22 de novembro – Em ligação ao CORREIO, o próprio comandante geral da PM informou sobre a abertura de um processo administrativo (sindicância) para investigar o caso. Ele afirmou ainda que no dia seguinte tomaria a decisão sobre o afastamento ou não do major Florisvaldo Ribeiro, acusado de ser conivente com os crimes cometidos pelos seus comandados.
14 de janeiro - A Corregedoria da PM concluiu o relatório de apuração do caso, mas o comando da Polícia Militar não se pronunciou sobre o resultado das investigações.

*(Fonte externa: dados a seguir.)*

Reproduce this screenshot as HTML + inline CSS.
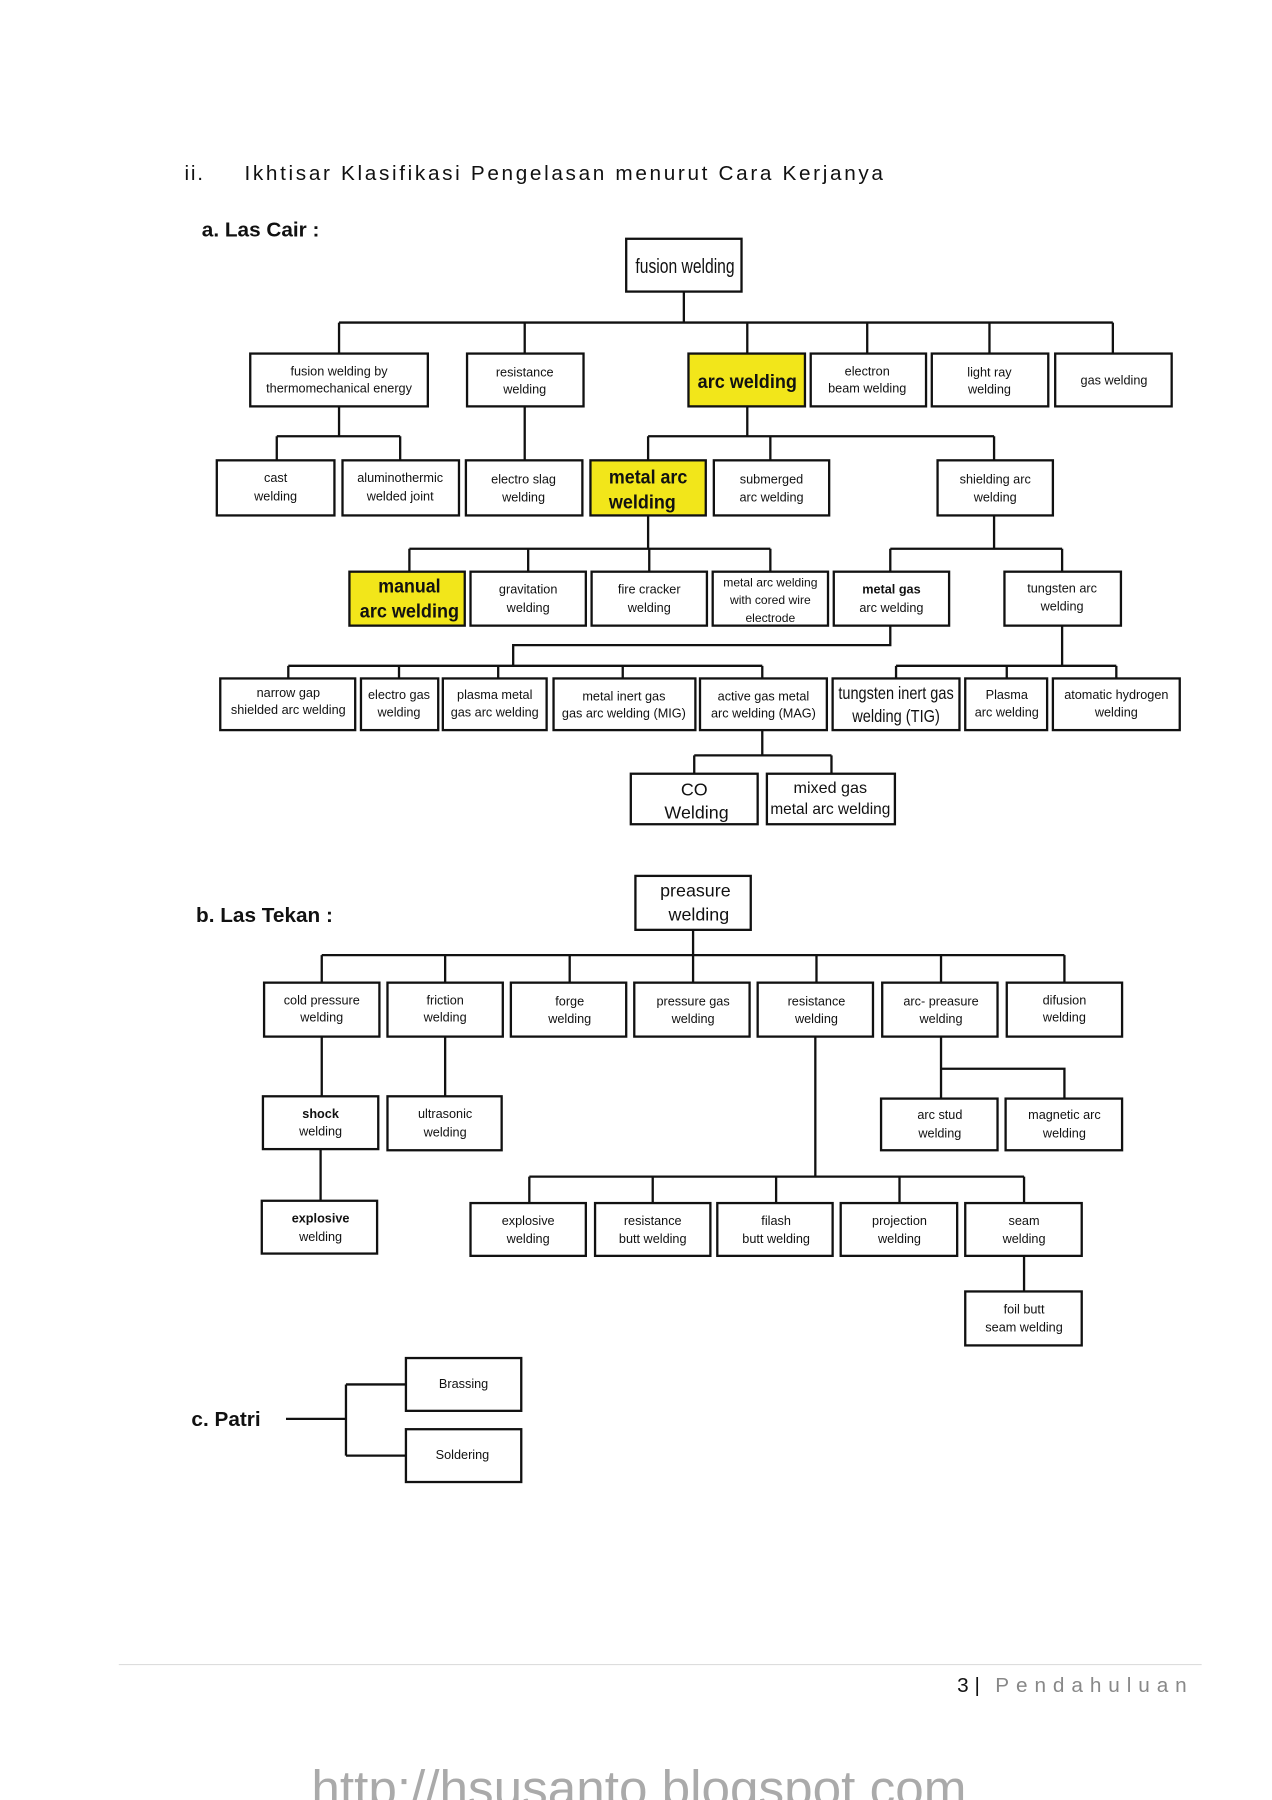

19 de fevereiro - O comandante-geral da PM, coronel Alfredo Castro, confirma a conclusão da sindicância. Ele afirmou, porém, que ainda tinha um prazo de 45 dias para se manifestar. “Quero ter certeza antes de tomar a decisão”.
20 de fevereiro - Diário Oficial publica o afastamento do major Ribeiro de Rio Real, mas o mesmo Diário trazia sua transferência para Feira de Santana. Dias antes, o coronel Castro havia garantido ao CORREIO de que Ribeiro não seria afastado e voltaria a atuar em Rio real até que as investigações fossem concluídas. O CORREIO solicitou mais uma vez um posicionamento sobre a
sindicância à assessoria da PM, mas não obteve resposta oficial.
25 de março – O CORREIO deu entrada em um pedido de informações sobre a sindicância
aberta pela PM para apurar a conduta dos policiais denunciados, utilizando o recurso da Lei
de Acesso à Informação. O pedido foi registrado na Ouvidoria sob o nº 625102.
26 de março – Ocorre a passagem de comando em Rio Real. O Major Sérgio Malvar assume o posto. O evento contou coma presença do major Ribeiro e do próprio comandante-geral. Policiais acusados de diversos crimes, inclusive homicídios e torturas, também marcaram presença.
10 de abril – Através da Ouvidoria Geral do Estado, a PM se manifestou informando que, conforme informou o comandante-geral Alfredo Castro, “os fatos envolvendo policiais de Rio Real ainda estão sob análise e apreciação”. No comunicado, a PM se comprometia a divulgar o resultado da investigação, tão logo esta fosse finalizada.